I once gave a presentation to a group of professional baseball managers and coaches and I opened my talk by asking them to think about the manager or coach they had as players who was the most influential in their careers. I was in the presence of some great coaches who had been pretty good players in their own days as well, and many of them had played for legendary managers. I wasn’t surprised when I heard them rattle off names like Tommy Lasorda, Felipe Alou, Tom Kelly, Davey Johnson, and Jim Leyland as the people who had influenced them the most.
Next, I showed the group this quote from Malcolm Gladwell’s book, Outliers:
“Successful people don’t do it alone. Where they come from matters. They are products of particular places and environments.”
We then had a discussion about a concept Gladwell describes as Practical Intelligence.

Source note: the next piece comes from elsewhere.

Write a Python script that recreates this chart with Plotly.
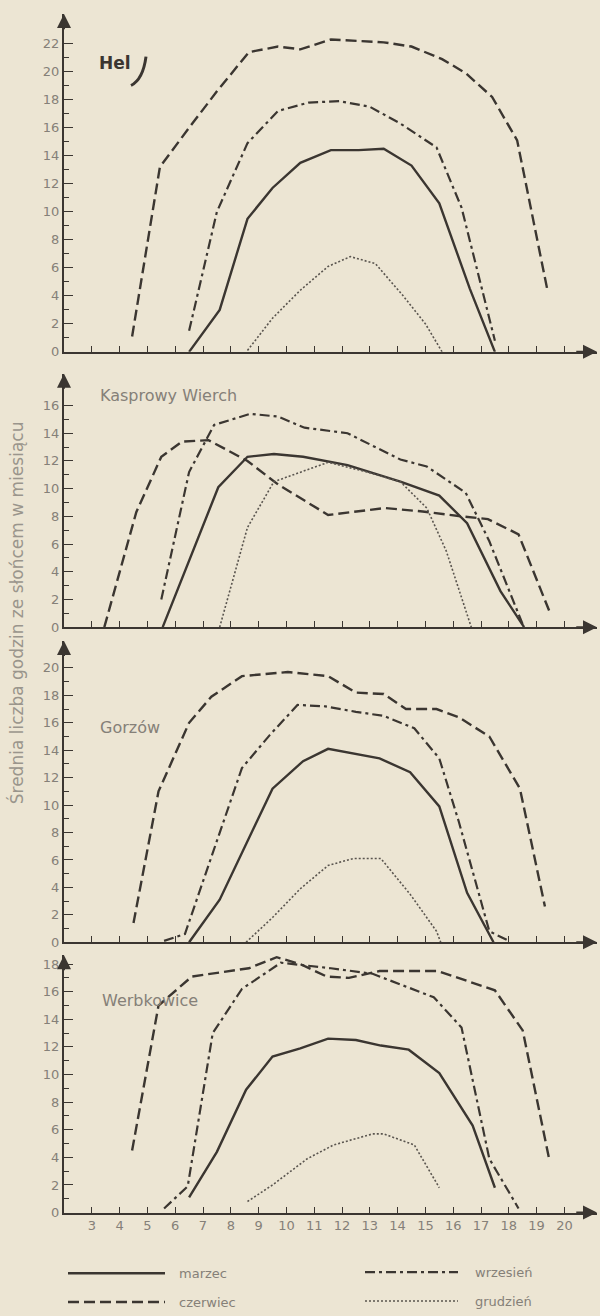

Practical intelligence is knowing what to say to whom, knowing when to say it, and knowing how to say it for maximum effect. Gladwell’s point was that beyond innate ability, practical intelligence allows people to apply what they know and use it appropriately. This practical intelligence must be taught and most of us learn it from our families.
My message to those baseball coaches that day was that they were “where their players come from” and that maybe, someday, former players would sit around in a room naming each of them when they thought about who had influenced them, taught them what they needed to know about being baseball players and successful, well-adjusted human beings.
You don’t have to be a major league baseball player or coach for this to be true. For me, it was my freshman English teacher in college who had the most influence on my life. What he taught me had nothing to do with grammar or sentence structure, but instead was about the power of encouraging people to follow their passions in life.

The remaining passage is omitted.